Why should Christians not trust Despair or Unbelief? They are the way Death wages war; with these generals and with these tactics in a battle of this sort she captures, crushes and kills al those whom nature brings forth into the present life. She holds sway over kings, she conquers peoples, she routs nations. It has never been possible to bribe her with wealth, or to move her by entreaties, or to soften her by tears, or to conquer her by strength.
Brothers, how wrong those authors have been who have tried to write about the good of death. And what is so surprising about that? In this case the worldly-wise think that they are great and remarkable if they convince simple folks that the thing that is the greatest evil is the greatest good…. But these things, brothers, truth dispels, the Law banishes, faith attacks, the Apostle censures, and Christ blots out, who, while restoring the good that life is, discloses, condemns, and banishes the evil of death.
Fr. Weedon,
You at your best are better than Chrysologus at his worst.
And when Chrysologus is at his best, you're still damn good. I daresay the Bishop of Ravenna cracks a smile at the donkey sermon, and were he not in heavenly bliss already, would be comforted by it.
After a little over nine years of preaching, I've noticed that, with an occasional exception, the better my preparation and study, the shorter the sermon.
A certain seminary professor still pops into my head from time to time snarling, "Get to the point!"
Fr. Weedon,
You wrote: "By the way, on the Orthodox side of the equation, I think Fr. Behr has really helped a great deal in suggesting to Orthodox that not only the liturgy, but preaching itself, must focus on the cross."

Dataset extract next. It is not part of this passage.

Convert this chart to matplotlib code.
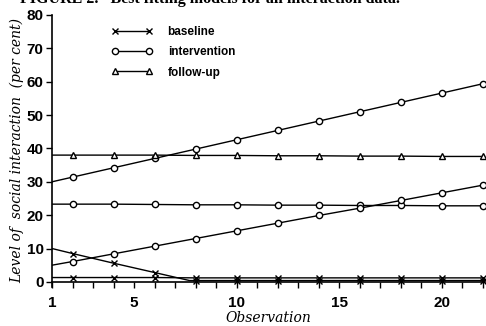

I'm familiar with some of Fr. Behr's writings, though this is a new one to me. For us Orthodox, the totality of "all of the things that have come to pass for us for our salvation--the cross, the grave, the third day resurrection, the ascension into heaven, the sitting at the right hand of the Father and the glorious second coming" is always proclaimed. Why divorce one from the others? The hymnography of Great and Holy Friday always puts these events into one single continuous action, for all of these are for our salvation. The Liturgy does as well; it does not need to be changed because one man feels it should.
Christopher,
I was thinking of how he expressed himself here:
"It is the Gospel, Scripture read in a particular fashion, through the prism of the Cross, that is salvific - if the Law itself were salvific, then Christ would have died in vain, as Paul points out (Gal. 2:21)." - Fr. John Behr, *Orthodoxy*
The Scripture read through the prism of the cross is a beautiful way of expressing the faith, and that does not mean at all to deny the vital importance of the incarnation or resurrection or second coming! It means that we see in each of these the Man of the Cross in a different aspect, but always the One who "tramples down death BY DEATH."
C.S. Lewis thought that communication should be ruled by brevity and clarity. I tend to agree.
Bill Weedon wrote:
"It is my hope, my prayer, my dream that one day I will be able to preach a sermon that comes close to what that great father routinely accomplished!"
I listened to you preach for four years. You already do.
David,
You are too kind, and I appreciate the encouraging words. But I have to confess that preaching is still something that I struggle with each week and that I do not at all feel myself to be accomplished at. Certainly nothing close to what St. Peter Chrysologus pulled off regularly!